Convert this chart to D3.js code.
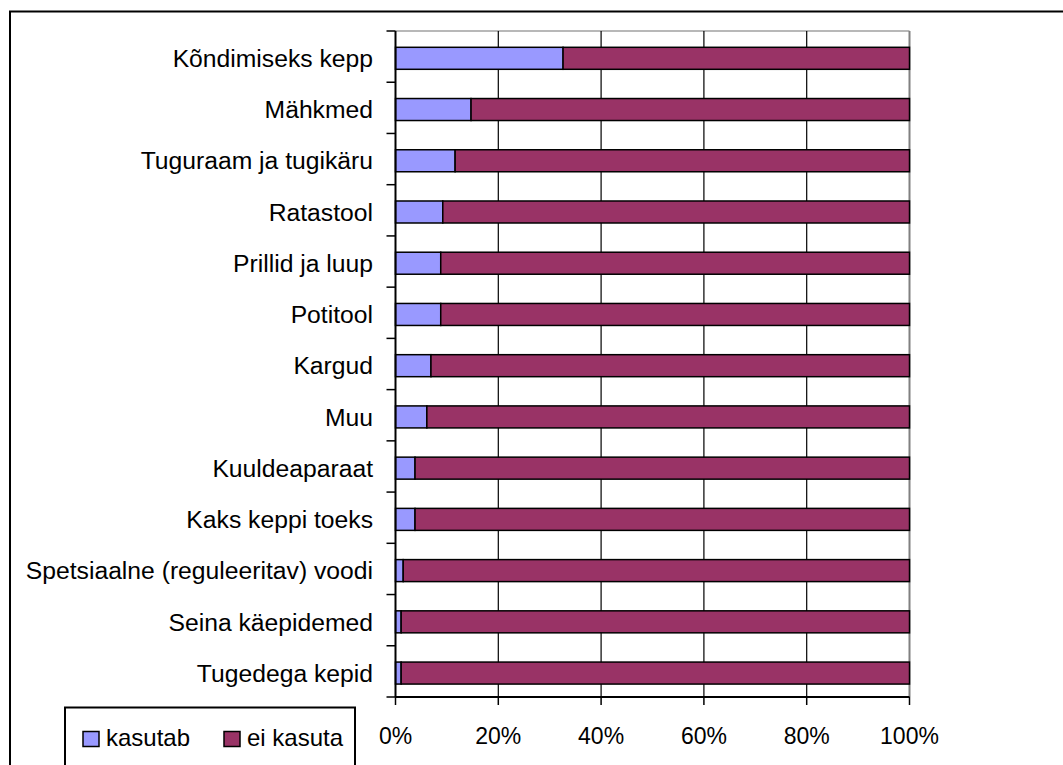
<!DOCTYPE html>
<html>
<head>
  <meta charset="UTF-8">
  <style>
    body { margin: 0; background: #fff; }
    text { font-family: "Liberation Sans", Arial, sans-serif; fill: #000; }
  </style>
</head>
<body>
<svg></svg>
<script src="https://d3js.org/d3.v7.min.js"></script>
<script>

// data
let categories = ["Kõndimiseks kepp", "Mähkmed", "Tuguraam ja tugikäru", "Ratastool",
  "Prillid ja luup", "Potitool", "Kargud", "Muu", "Kuuldeaparaat", "Kaks keppi toeks",
  "Spetsiaalne (reguleeritav) voodi", "Seina käepidemed", "Tugedega kepid"];
let kasutab = [32.6, 14.7, 11.6, 9.2, 8.8, 8.8, 6.9, 6.1, 3.8, 3.8, 1.5, 1.1, 1.1];
let eiKasuta = kasutab.map(v => 100 - v);
let seriesNames = ["kasutab", "ei kasuta"];
let xTicks = [0, 20, 40, 60, 80, 100];

let width = 1063, height = 765;
let svg = d3.select("svg").attr("width", width).attr("height", height);

// outer frame (runs off the right/bottom edge)
svg.append("rect")
  .attr("x", 10).attr("y", 11.5)
  .attr("width", 1100).attr("height", 800)
  .attr("fill", "none").attr("stroke", "#000").attr("stroke-width", 2);

let plotL = 395.5, plotR = 909.5, plotT = 31, plotB = 697;

let x = d3.scaleLinear().domain([0, 100]).range([plotL, plotR]);
let y = d3.scaleBand().domain(categories).range([plotT, plotB]);
let color = d3.scaleOrdinal().domain(seriesNames).range(["#9999ff", "#993366"]);

let rows = categories.map((c, i) => ({cat: c, a: kasutab[i], b: eiKasuta[i]}));
let stack = d3.stack().keys(["a", "b"])(rows);

// top + right border of plot area
svg.append("line").attr("x1", plotL).attr("x2", plotR).attr("y1", plotT).attr("y2", plotT)
  .attr("stroke", "#a0a0a0").attr("stroke-width", 1.5);
svg.append("line").attr("x1", plotR).attr("x2", plotR).attr("y1", plotT).attr("y2", plotB)
  .attr("stroke", "#808080").attr("stroke-width", 2);

// gridlines
svg.append("g").selectAll("line")
  .data(xTicks.filter(t => t > 0 && t < 100))
  .enter().append("line")
  .attr("x1", d => x(d)).attr("x2", d => x(d))
  .attr("y1", plotT).attr("y2", plotB)
  .attr("stroke", "#000").attr("stroke-width", 1.2);

// bars
let barOff = 16.3, barH = 22;
svg.append("g").selectAll("g")
  .data(stack)
  .enter().append("g")
  .attr("fill", (d, i) => color(seriesNames[i]))
  .selectAll("rect")
  .data(d => d)
  .enter().append("rect")
  .attr("x", d => x(d[0]))
  .attr("width", d => x(d[1]) - x(d[0]))
  .attr("y", d => y(d.data.cat) + barOff)
  .attr("height", barH)
  .attr("stroke", "#000").attr("stroke-width", 1.5);

// y axis
svg.append("line").attr("x1", plotL).attr("x2", plotL).attr("y1", plotT).attr("y2", plotB)
  .attr("stroke", "#000").attr("stroke-width", 2);
let yEdges = categories.map(c => y(c)).concat([plotB]);
svg.append("g").selectAll("line")
  .data(yEdges)
  .enter().append("line")
  .attr("x1", plotL - 9).attr("x2", plotL)
  .attr("y1", d => d).attr("y2", d => d)
  .attr("stroke", "#000").attr("stroke-width", 1.5);

svg.append("g").selectAll("text")
  .data(categories)
  .enter().append("text")
  .attr("x", 373)
  .attr("y", d => y(d) + barOff + barH / 2 + 8.7)
  .attr("text-anchor", "end")
  .style("font-size", "24.7px")
  .text(d => d);

// x axis
svg.append("line").attr("x1", plotL).attr("x2", plotR).attr("y1", plotB).attr("y2", plotB)
  .attr("stroke", "#000").attr("stroke-width", 2);
svg.append("g").selectAll("line")
  .data(xTicks)
  .enter().append("line")
  .attr("x1", d => x(d)).attr("x2", d => x(d))
  .attr("y1", plotB).attr("y2", plotB + 8)
  .attr("stroke", "#000").attr("stroke-width", 1.5);
svg.append("g").selectAll("text")
  .data(xTicks)
  .enter().append("text")
  .attr("x", d => x(d))
  .attr("y", 744)
  .attr("text-anchor", "middle")
  .style("font-size", "23px")
  .text(d => d + "%");

// legend
let legend = svg.append("g");
legend.append("rect")
  .attr("x", 65).attr("y", 707.5).attr("width", 290).attr("height", 100)
  .attr("fill", "#fff").attr("stroke", "#000").attr("stroke-width", 2);
let legX = [83, 224];
seriesNames.forEach((s, i) => {
  legend.append("rect")
    .attr("x", legX[i]).attr("y", 731.5).attr("width", 16).attr("height", 15)
    .attr("fill", color(s)).attr("stroke", "#000").attr("stroke-width", 1.5);
  legend.append("text")
    .attr("x", legX[i] + 23).attr("y", 746)
    .style("font-size", "24px")
    .text(s);
});

</script>
</body>
</html>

──────

**Instructions to follow:**
Quote everything in the listing above exactly; pictures are the only thing to omit.

**Expected output:**
Convert this chart to D3.js code.
<!DOCTYPE html>
<html>
<head>
  <meta charset="UTF-8">
  <style>
    body { margin: 0; background: #fff; }
    text { font-family: "Liberation Sans", Arial, sans-serif; fill: #000; }
  </style>
</head>
<body>
<svg></svg>
<script src="https://d3js.org/d3.v7.min.js"></script>
<script>

// data
let categories = ["Kõndimiseks kepp", "Mähkmed", "Tuguraam ja tugikäru", "Ratastool",
  "Prillid ja luup", "Potitool", "Kargud", "Muu", "Kuuldeaparaat", "Kaks keppi toeks",
  "Spetsiaalne (reguleeritav) voodi", "Seina käepidemed", "Tugedega kepid"];
let kasutab = [32.6, 14.7, 11.6, 9.2, 8.8, 8.8, 6.9, 6.1, 3.8, 3.8, 1.5, 1.1, 1.1];
let eiKasuta = kasutab.map(v => 100 - v);
let seriesNames = ["kasutab", "ei kasuta"];
let xTicks = [0, 20, 40, 60, 80, 100];

let width = 1063, height = 765;
let svg = d3.select("svg").attr("width", width).attr("height", height);

// outer frame (runs off the right/bottom edge)
svg.append("rect")
  .attr("x", 10).attr("y", 11.5)
  .attr("width", 1100).attr("height", 800)
  .attr("fill", "none").attr("stroke", "#000").attr("stroke-width", 2);

let plotL = 395.5, plotR = 909.5, plotT = 31, plotB = 697;

let x = d3.scaleLinear().domain([0, 100]).range([plotL, plotR]);
let y = d3.scaleBand().domain(categories).range([plotT, plotB]);
let color = d3.scaleOrdinal().domain(seriesNames).range(["#9999ff", "#993366"]);

let rows = categories.map((c, i) => ({cat: c, a: kasutab[i], b: eiKasuta[i]}));
let stack = d3.stack().keys(["a", "b"])(rows);

// top + right border of plot area
svg.append("line").attr("x1", plotL).attr("x2", plotR).attr("y1", plotT).attr("y2", plotT)
  .attr("stroke", "#a0a0a0").attr("stroke-width", 1.5);
svg.append("line").attr("x1", plotR).attr("x2", plotR).attr("y1", plotT).attr("y2", plotB)
  .attr("stroke", "#808080").attr("stroke-width", 2);

// gridlines
svg.append("g").selectAll("line")
  .data(xTicks.filter(t => t > 0 && t < 100))
  .enter().append("line")
  .attr("x1", d => x(d)).attr("x2", d => x(d))
  .attr("y1", plotT).attr("y2", plotB)
  .attr("stroke", "#000").attr("stroke-width", 1.2);

// bars
let barOff = 16.3, barH = 22;
svg.append("g").selectAll("g")
  .data(stack)
  .enter().append("g")
  .attr("fill", (d, i) => color(seriesNames[i]))
  .selectAll("rect")
  .data(d => d)
  .enter().append("rect")
  .attr("x", d => x(d[0]))
  .attr("width", d => x(d[1]) - x(d[0]))
  .attr("y", d => y(d.data.cat) + barOff)
  .attr("height", barH)
  .attr("stroke", "#000").attr("stroke-width", 1.5);

// y axis
svg.append("line").attr("x1", plotL).attr("x2", plotL).attr("y1", plotT).attr("y2", plotB)
  .attr("stroke", "#000").attr("stroke-width", 2);
let yEdges = categories.map(c => y(c)).concat([plotB]);
svg.append("g").selectAll("line")
  .data(yEdges)
  .enter().append("line")
  .attr("x1", plotL - 9).attr("x2", plotL)
  .attr("y1", d => d).attr("y2", d => d)
  .attr("stroke", "#000").attr("stroke-width", 1.5);

svg.append("g").selectAll("text")
  .data(categories)
  .enter().append("text")
  .attr("x", 373)
  .attr("y", d => y(d) + barOff + barH / 2 + 8.7)
  .attr("text-anchor", "end")
  .style("font-size", "24.7px")
  .text(d => d);

// x axis
svg.append("line").attr("x1", plotL).attr("x2", plotR).attr("y1", plotB).attr("y2", plotB)
  .attr("stroke", "#000").attr("stroke-width", 2);
svg.append("g").selectAll("line")
  .data(xTicks)
  .enter().append("line")
  .attr("x1", d => x(d)).attr("x2", d => x(d))
  .attr("y1", plotB).attr("y2", plotB + 8)
  .attr("stroke", "#000").attr("stroke-width", 1.5);
svg.append("g").selectAll("text")
  .data(xTicks)
  .enter().append("text")
  .attr("x", d => x(d))
  .attr("y", 744)
  .attr("text-anchor", "middle")
  .style("font-size", "23px")
  .text(d => d + "%");

// legend
let legend = svg.append("g");
legend.append("rect")
  .attr("x", 65).attr("y", 707.5).attr("width", 290).attr("height", 100)
  .attr("fill", "#fff").attr("stroke", "#000").attr("stroke-width", 2);
let legX = [83, 224];
seriesNames.forEach((s, i) => {
  legend.append("rect")
    .attr("x", legX[i]).attr("y", 731.5).attr("width", 16).attr("height", 15)
    .attr("fill", color(s)).attr("stroke", "#000").attr("stroke-width", 1.5);
  legend.append("text")
    .attr("x", legX[i] + 23).attr("y", 746)
    .style("font-size", "24px")
    .text(s);
});

</script>
</body>
</html>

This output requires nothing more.